**Records from a data collection:**

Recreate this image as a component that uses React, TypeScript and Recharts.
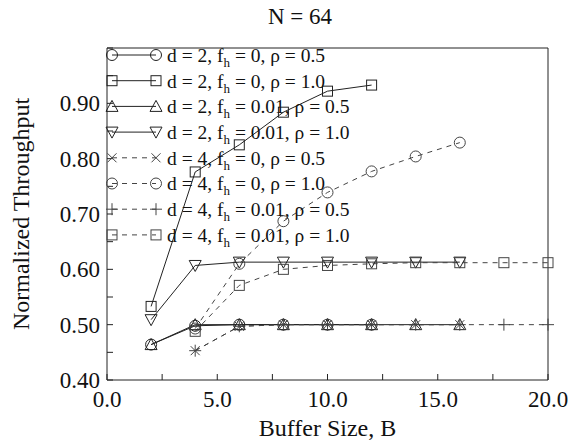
import { Legend, Line, LineChart, XAxis, YAxis } from "recharts";

const TITLE = "N = 64";
const X_LABEL = "Buffer Size, B";
const Y_LABEL = "Normalized Throughput";

const X_TICKS = [0, 2.5, 5, 7.5, 10, 12.5, 15, 17.5, 20];
const Y_TICKS = [0.4, 0.45, 0.5, 0.55, 0.6, 0.65, 0.7, 0.75, 0.8, 0.85, 0.9, 0.95, 1.0];

// buffer sizes used by each group of runs
const B_2_TO_12 = [2, 4, 6, 8, 10, 12];
const B_2_TO_16 = [2, 4, 6, 8, 10, 12, 14, 16];
const B_4_TO_16 = [4, 6, 8, 10, 12, 14, 16];
const B_4_TO_20 = [4, 6, 8, 10, 12, 14, 16, 18, 20];

// normalized throughput
const d2_f0_r05 = [0.464, 0.498, 0.5, 0.5, 0.5, 0.5];
const d2_f0_r10 = [0.533, 0.776, 0.825, 0.884, 0.922, 0.933];
const d2_f01_r05 = [0.464, 0.5, 0.5, 0.5, 0.5, 0.5, 0.5, 0.5];
const d2_f01_r10 = [0.509, 0.607, 0.613, 0.613, 0.613, 0.613, 0.613, 0.613];
const d4_f0_r05 = [0.453, 0.497, 0.5, 0.5, 0.5, 0.5, 0.5];
const d4_f0_r10 = [0.493, 0.61, 0.687, 0.739, 0.777, 0.804, 0.829];
const d4_f01_r05 = [0.453, 0.497, 0.5, 0.5, 0.5, 0.5, 0.5, 0.5, 0.5];
const d4_f01_r10 = [0.488, 0.571, 0.6, 0.607, 0.61, 0.612, 0.612, 0.612, 0.612];

type Marker = "circle" | "square" | "triUp" | "triDown" | "cross" | "plus";

const SERIES: {
  key: string;
  d: string;
  fh: string;
  rho: string;
  xs: number[];
  ys: number[];
  marker: Marker;
  dashed: boolean;
}[] = [
  { key: "s1", d: "2", fh: "0", rho: "0.5", xs: B_2_TO_12, ys: d2_f0_r05, marker: "circle", dashed: false },
  { key: "s2", d: "2", fh: "0", rho: "1.0", xs: B_2_TO_12, ys: d2_f0_r10, marker: "square", dashed: false },
  { key: "s3", d: "2", fh: "0.01", rho: "0.5", xs: B_2_TO_16, ys: d2_f01_r05, marker: "triUp", dashed: false },
  { key: "s4", d: "2", fh: "0.01", rho: "1.0", xs: B_2_TO_16, ys: d2_f01_r10, marker: "triDown", dashed: false },
  { key: "s5", d: "4", fh: "0", rho: "0.5", xs: B_4_TO_16, ys: d4_f0_r05, marker: "cross", dashed: true },
  { key: "s6", d: "4", fh: "0", rho: "1.0", xs: B_4_TO_16, ys: d4_f0_r10, marker: "circle", dashed: true },
  { key: "s7", d: "4", fh: "0.01", rho: "0.5", xs: B_4_TO_20, ys: d4_f01_r05, marker: "plus", dashed: true },
  { key: "s8", d: "4", fh: "0.01", rho: "1.0", xs: B_4_TO_20, ys: d4_f01_r10, marker: "square", dashed: true },
];

const FONT = "'Liberation Serif', 'DejaVu Serif', serif";
const INK = "#222";
const DASH_INK = "#444";

function MarkerShape({ kind, cx, cy, color }: { kind: Marker; cx: number; cy: number; color: string }) {
  const p = { fill: "none", stroke: color, strokeWidth: 1 };
  switch (kind) {
    case "circle":
      return <circle cx={cx} cy={cy} r={5.5} {...p} />;
    case "square":
      return <rect x={cx - 5} y={cy - 5} width={10} height={10} {...p} />;
    case "triUp":
      return <polygon points={`${cx},${cy - 6} ${cx - 6},${cy + 5} ${cx + 6},${cy + 5}`} {...p} />;
    case "triDown":
      return <polygon points={`${cx},${cy + 6} ${cx - 6},${cy - 5} ${cx + 6},${cy - 5}`} {...p} />;
    case "cross":
      return <path d={`M${cx - 4.5},${cy - 4.5}L${cx + 4.5},${cy + 4.5}M${cx - 4.5},${cy + 4.5}L${cx + 4.5},${cy - 4.5}`} {...p} />;
    case "plus":
      return <path d={`M${cx - 6},${cy}L${cx + 6},${cy}M${cx},${cy - 6}L${cx},${cy + 6}`} {...p} />;
  }
}

const isMajor = (v: number, step: number) => Math.abs(v / step - Math.round(v / step)) < 1e-6;
const TICK_LEN = 6;

// ticks point inward on all four sides, labels only on the left/bottom
function LeftTick({ x, y, payload }: any) {
  const v = payload.value as number;
  return (
    <g>
      <line x1={x} x2={x + TICK_LEN} y1={y} y2={y} stroke={INK} />
      {isMajor(v, 0.1) && v < 0.95 && (
        <text x={x - 7} y={y} dy="0.35em" textAnchor="end" fontSize={23} fontFamily={FONT} fill="#111">
          {v.toFixed(2)}
        </text>
      )}
    </g>
  );
}

function RightTick({ x, y }: any) {
  return <line x1={x} x2={x - TICK_LEN} y1={y} y2={y} stroke={INK} />;
}

function BottomTick({ x, y, payload }: any) {
  const v = payload.value as number;
  return (
    <g>
      <line x1={x} x2={x} y1={y} y2={y - TICK_LEN} stroke={INK} />
      {isMajor(v, 5) && (
        <text x={x} y={y + 27} textAnchor="middle" fontSize={23} fontFamily={FONT} fill="#111">
          {v.toFixed(1)}
        </text>
      )}
    </g>
  );
}

function TopTick({ x, y }: any) {
  return <line x1={x} x2={x} y1={y} y2={y + TICK_LEN} stroke={INK} />;
}

function PlotLegend() {
  const rowH = 25.7;
  return (
    <svg width={260} height={8 * rowH + 10} style={{ overflow: "visible" }}>
      {SERIES.map((s, i) => {
        const cy = 13 + i * rowH;
        const color = s.dashed ? DASH_INK : INK;
        return (
          <g key={s.key}>
            <line x1={17} x2={61} y1={cy} y2={cy} stroke={color} strokeDasharray={s.dashed ? "5 5" : undefined} />
            <MarkerShape kind={s.marker} cx={17} cy={cy} color={color} />
            <MarkerShape kind={s.marker} cx={61} cy={cy} color={color} />
            <text x={72} y={cy} dy="0.35em" fontSize={19.5} fontFamily={FONT} fill="#111">
              d = {s.d}, f
              <tspan dy={5} fontSize={13}>h</tspan>
              <tspan dy={-5}>{` = ${s.fh}, ρ = ${s.rho}`}</tspan>
            </text>
          </g>
        );
      })}
    </svg>
  );
}

export default function App() {
  return (
    <div style={{ position: "absolute", left: 0, top: 0, width: 572, height: 444, background: "#fff" }}>
      <div
        style={{
          position: "absolute",
          left: 200,
          width: 200,
          top: 4,
          textAlign: "center",
          fontFamily: FONT,
          fontSize: 23,
          color: "#111",
        }}
      >
        {TITLE}
      </div>
      <LineChart width={572} height={444} margin={{ top: 0, right: 0, bottom: 0, left: 0 }}>
        <XAxis
          xAxisId="bottom"
          dataKey="x"
          type="number"
          domain={[0, 20]}
          ticks={X_TICKS}
          height={64}
          tickSize={0}
          tickMargin={0}
          tick={<BottomTick />}
          axisLine={{ stroke: INK }}
          label={{ value: X_LABEL, position: "insideBottom", offset: 8, fontSize: 24, fontFamily: FONT, fill: "#111" }}
        />
        <XAxis
          xAxisId="top"
          orientation="top"
          type="number"
          domain={[0, 20]}
          ticks={X_TICKS}
          height={48}
          tickSize={0}
          tickMargin={0}
          tick={<TopTick />}
          axisLine={{ stroke: INK }}
        />
        <YAxis
          yAxisId="left"
          type="number"
          domain={[0.4, 1.0]}
          ticks={Y_TICKS}
          width={107}
          tickSize={0}
          tickMargin={0}
          tick={<LeftTick />}
          axisLine={{ stroke: INK }}
          label={{
            value: Y_LABEL,
            angle: -90,
            position: "insideLeft",
            offset: 20,
            style: { textAnchor: "middle" },
            fontSize: 24,
            fontFamily: FONT,
            fill: "#111",
          }}
        />
        <YAxis
          yAxisId="right"
          orientation="right"
          type="number"
          domain={[0.4, 1.0]}
          ticks={Y_TICKS}
          width={24}
          tickSize={0}
          tickMargin={0}
          tick={<RightTick />}
          axisLine={{ stroke: INK }}
        />
        {SERIES.map((s) => {
          const color = s.dashed ? DASH_INK : INK;
          return (
            <Line
              key={s.key}
              xAxisId="bottom"
              yAxisId="left"
              data={s.xs.map((x, i) => ({ x, y: s.ys[i] }))}
              dataKey="y"
              name={s.key}
              stroke={color}
              strokeWidth={1}
              strokeDasharray={s.dashed ? "5 5" : undefined}
              type="linear"
              dot={(p: any) => <MarkerShape key={`${s.key}-${p.index}`} kind={s.marker} cx={p.cx} cy={p.cy} color={color} />}
              activeDot={false}
              isAnimationActive={false}
            />
          );
        })}
        <Legend
          layout="vertical"
          align="center"
          verticalAlign="middle"
          content={() => <PlotLegend />}
          wrapperStyle={{ top: 42, left: 95, width: 260, height: 225 }}
        />
      </LineChart>
    </div>
  );
}
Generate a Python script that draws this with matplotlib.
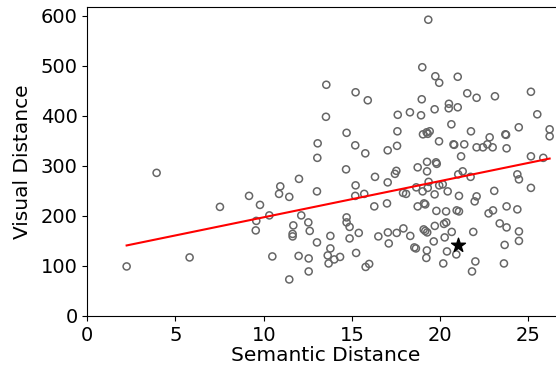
import numpy as np
import matplotlib
matplotlib.use("Agg")
import matplotlib.pyplot as plt

# ---- data ----
semantic = [2.23, 3.93, 5.80, 7.52, 9.17, 9.55, 9.58, 9.79, 10.32, 10.49,
            10.87, 10.94, 11.45, 11.45, 11.64, 11.64, 11.68, 11.98, 12.00, 12.13,
            12.53, 12.61, 12.55, 12.55, 13.04, 13.06, 13.02, 13.02, 13.53, 13.55,
            13.78, 13.78, 13.63, 13.68, 14.00, 14.33, 14.67, 14.70, 14.70, 14.70,
            14.87, 14.87, 15.19, 15.21, 15.21, 15.19, 15.70, 15.76, 15.90, 15.39,
            15.24, 15.78, 15.98, 16.27, 16.31, 16.50, 16.99, 17.03, 17.03, 17.04,
            17.09, 17.44, 17.52, 17.54, 17.56, 17.58, 17.60, 17.90, 18.07, 17.92,
            18.29, 18.31, 18.54, 18.63, 18.65, 18.73, 18.73, 18.92, 18.96, 18.99,
            19.01, 19.03, 19.24, 19.41, 19.30, 19.09, 19.16, 19.07, 19.16, 19.27,
            19.22, 19.25, 19.26, 19.26, 19.30, 19.35, 19.33, 19.64, 19.69, 19.69,
            19.70, 19.73, 19.77, 19.81, 19.79, 19.94, 19.95, 19.95, 20.15, 20.18,
            20.22, 20.35, 20.26, 20.34, 20.39, 20.43, 20.49, 20.50, 20.64, 20.66,
            20.76, 20.80, 20.92, 20.94, 21.00, 21.00, 21.03, 21.07, 21.07, 21.19,
            21.28, 21.37, 21.54, 21.73, 21.75, 21.81, 21.88, 21.96, 22.00, 22.07,
            22.07, 22.07, 22.43, 22.68, 22.75, 22.81, 22.98, 23.00, 23.07, 23.11,
            23.38, 23.62, 23.66, 23.70, 23.74, 23.77, 23.77, 23.77, 24.38, 24.38,
            24.46, 24.47, 24.47, 24.47, 25.15, 25.15, 25.15, 25.51, 25.85, 26.21,
            26.21]
visual = [99, 286, 117, 218, 240, 171, 190, 222, 201, 119,
          244, 259, 238, 73, 164, 159, 181, 120, 274, 201,
          187, 170, 115, 89, 316, 345, 249, 147, 398, 462,
          160, 135, 121, 105, 113, 118, 293, 366, 197, 187,
          178, 155, 341, 447, 261, 240, 244, 325, 431, 166,
          126, 98, 104, 219, 278, 159, 225, 331, 267, 167,
          145, 284, 290, 166, 340, 369, 402, 246, 244, 175,
          407, 160, 137, 135, 257, 297, 219, 401, 433, 497,
          249, 363, 367, 369, 364, 225, 223, 173, 170, 167,
          116, 131, 308, 289, 256, 268, 592, 149, 413, 243,
          180, 479, 307, 304, 210, 349, 466, 261, 263, 105,
          184, 187, 157, 209, 129, 249, 415, 424, 383, 168,
          343, 342, 123, 211, 478, 417, 283, 240, 209, 319,
          289, 343, 445, 278, 369, 89, 168, 229, 109, 436,
          337, 239, 337, 343, 205, 357, 337, 211, 250, 439,
          185, 105, 142, 363, 362, 335, 219, 177, 283, 213,
          377, 273, 169, 150, 448, 319, 256, 403, 316, 373,
          359]

# highlighted item
star_x = 21.03
star_y = 142

# fitted line
fit_slope = 7.24
fit_intercept = 124.8

# ---- plot ----
fig = plt.figure(figsize=(5.56, 3.76), dpi=100)
ax = fig.add_axes([0.157, 0.1596, 0.8566, 0.8226])

ax.scatter(semantic, visual, s=26, facecolors='none', edgecolors='#666666',
           linewidths=1.1, zorder=2)

xs = np.array([min(semantic), max(semantic)])
ax.plot(xs, fit_slope * xs + fit_intercept, color='red', linewidth=1.5, zorder=3)

ax.scatter([star_x], [star_y], marker='*', s=110, color='black', zorder=4)

ax.set_xlim(0, 27.0)
ax.set_ylim(0, 618)
ax.set_xticks([0, 5, 10, 15, 20, 25])
ax.set_yticks([0, 100, 200, 300, 400, 500, 600])
ax.tick_params(labelsize=14)
ax.set_xlabel("Semantic Distance", fontsize=14.5, labelpad=1)
ax.set_ylabel("Visual Distance", fontsize=14.5, labelpad=6)
ax.spines['right'].set_visible(False)

fig.savefig("out.png", dpi=100)
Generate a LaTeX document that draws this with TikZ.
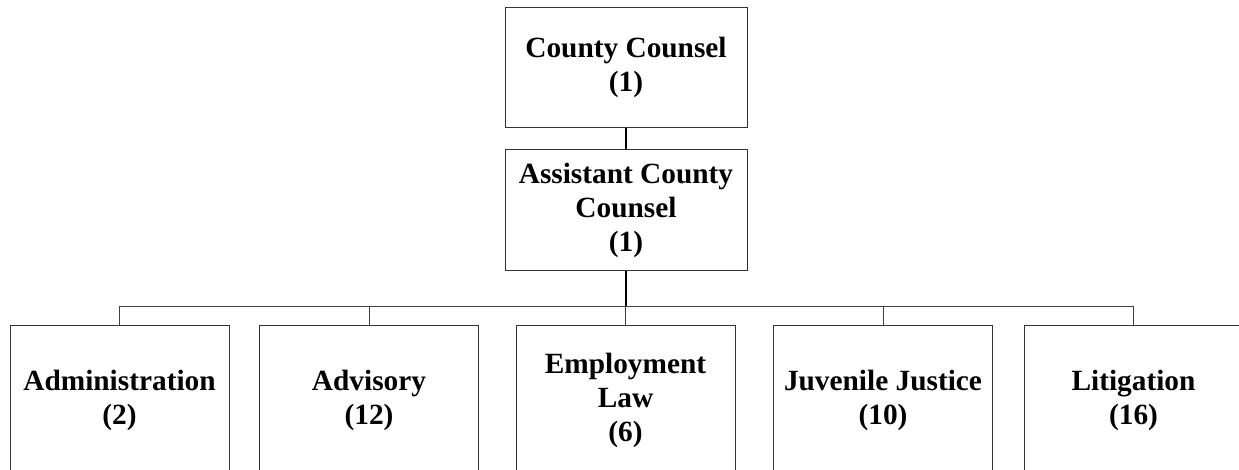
\documentclass[tikz,border=0pt]{standalone}
\usepackage{fontspec}
\setmainfont{Liberation Serif}
\usepackage{tikz}
\usetikzlibrary{positioning,calc}

\begin{document}
\begin{tikzpicture}[x=0.75pt,y=-0.75pt,
    unitbox/.style={draw=black!80,line width=0.75pt,align=center,inner sep=2pt,
      font=\bfseries\fontsize{22}{25.5}\selectfont},
    topbox/.style={unitbox,minimum width=181.5pt,minimum height=90.5pt},
    subbox/.style={unitbox,minimum width=164.25pt,minimum height=112.5pt},
    conn/.style={draw=black!75,line width=0.75pt},
    trunk/.style={draw=black,line width=1.5pt}]
    \clip (0,0) rectangle (1239,469);
    \node[topbox] (cc) at (626,67.5) {County Counsel\\(1)};
    \node[topbox] (acc) at (626,210) {Assistant County\\Counsel\\(1)};
    \node[subbox] (adm) at (119.5,400) {Administration\\(2)};
    \node[subbox] (adv) at (369,400) {Advisory\\(12)};
    \node[subbox] (emp) at (625.5,400) {Employment\\Law\\(6)};
    \node[subbox] (juv) at (883,400) {Juvenile Justice\\(10)};
    \node[subbox] (lit) at (1133.5,400) {Litigation\\(16)};
    \coordinate (bus) at (626,306);
    % reporting lines
    \draw[trunk] (cc.south) -- (acc.north);
    \draw[trunk] (acc.south) -- (bus);
    \draw[conn] (adm.north |- bus) -- (lit.north |- bus);
    \foreach \unit in {adm,adv,emp,juv,lit}
        \draw[conn] (\unit.north) -- (\unit.north |- bus);
\end{tikzpicture}
\end{document}
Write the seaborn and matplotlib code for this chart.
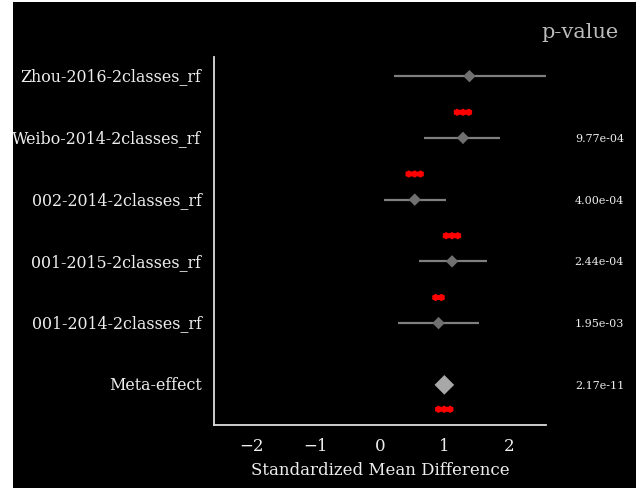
"""Forest plot: standardized mean difference per study + meta-effect."""

import matplotlib
matplotlib.use("Agg")
import matplotlib.pyplot as plt
import matplotlib.transforms as mtransforms
import matplotlib.patheffects as pe
from matplotlib.patches import Rectangle
import numpy as np
import pandas as pd
import seaborn as sns

# ---------- data ----------
studies = ["Zhou-2016-2classes_rf", "Weibo-2014-2classes_rf", "002-2014-2classes_rf",
           "001-2015-2classes_rf", "001-2014-2classes_rf", "Meta-effect"]
smd = [1.39, 1.29, 0.54, 1.12, 0.91, 1.00]
ci_low = [0.21, 0.69, 0.06, 0.60, 0.28, np.nan]
ci_high = [2.58, 1.87, 1.02, 1.66, 1.54, np.nan]
p_values = [None, "9.77e-04", "4.00e-04", "2.44e-04", "1.95e-03", "2.17e-11"]
stars = ["", "***", "***", "***", "**", "***"]

df = pd.DataFrame({"study": studies, "smd": smd, "lo": ci_low, "hi": ci_high})
df["row"] = np.arange(len(df))
df["is_meta"] = df["study"] == "Meta-effect"

sns.set_theme(style="ticks")
plt.rcParams["font.family"] = ["DejaVu Serif"]

fig = plt.figure(figsize=(6.36, 4.89), dpi=100, facecolor="black")
ax = fig.add_axes([214 / 636, 1 - 426 / 489, 332 / 636, 368 / 489])
ax.set_facecolor("black")

# 置信区间
ci = df[~df["is_meta"]]
ax.hlines(ci["row"], ci["lo"], ci["hi"], color="#7f7f7f", lw=1.6, zorder=1)

# 研究点 + meta 菱形
sns.scatterplot(data=df[~df["is_meta"]], x="smd", y="row", marker="D", s=40,
                color="#707070", edgecolor="none", ax=ax, zorder=2)
sns.scatterplot(data=df[df["is_meta"]], x="smd", y="row", marker="D", s=100,
                color="#a8a8a8", edgecolor="none", ax=ax, zorder=2)

# 显著性星号
for r, (x, st, meta) in enumerate(zip(df["smd"], stars, df["is_meta"])):
    if st:
        ax.text(x, r + (0.43 if meta else -0.38), st, color="red", fontsize=8,
                fontweight="bold", ha="center", va="center",
                path_effects=[pe.withStroke(linewidth=1.3, foreground="red")])

# p 值
trans = mtransforms.blended_transform_factory(fig.transFigure, ax.transData)
for r, p in enumerate(p_values):
    if p:
        ax.text(624 / 636, r, p, transform=trans, ha="right", va="center",
                color="#eeeeee", fontsize=8, clip_on=False)
fig.text(580 / 636, 1 - 33 / 489, "p-value", ha="center", va="center",
         color="#bbbbbb", fontsize=15)

lim = 2.58
ax.set_xlim(-lim, lim)
ax.set_ylim(5.65, -0.31)
ax.set_yticks(df["row"])
ax.set_yticklabels(studies)
ax.set_xticks([-2, -1, 0, 1, 2])
ax.set_xlabel("Standardized Mean Difference", color="#eeeeee", fontsize=12, labelpad=5)
ax.set_ylabel("")
ax.tick_params(axis="both", length=0, colors="#eeeeee")
ax.tick_params(axis="y", pad=9, labelsize=11.4)
ax.tick_params(axis="x", pad=8.5, labelsize=12)
# 标签稍微上移
shift = mtransforms.ScaledTranslation(0, 1.5 / 72, fig.dpi_scale_trans)
for lab in ax.get_yticklabels():
    lab.set_transform(lab.get_transform() + shift)
for side in ["top", "right"]:
    ax.spines[side].set_visible(False)
for side in ["left", "bottom"]:
    ax.spines[side].set_color("#dddddd")
    ax.spines[side].set_linewidth(1.3)

# 左侧和顶部的白边
fig.patches.append(Rectangle((0, 0), 13 / 636, 1, transform=fig.transFigure,
                             facecolor="white", edgecolor="none", zorder=10))
fig.patches.append(Rectangle((0, 1 - 3 / 489), 1, 3 / 489, transform=fig.transFigure,
                             facecolor="white", edgecolor="none", zorder=10))

fig.savefig("out.png", dpi=100, facecolor="black")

**Job:** Of the lines above, quote exactly those from the one with "Write the seaborn" through the one with "plot: standardized mean", ends included; pictures stay out.

**Result of this task:**
Write the seaborn and matplotlib code for this chart.
"""Forest plot: standardized mean difference per study + meta-effect."""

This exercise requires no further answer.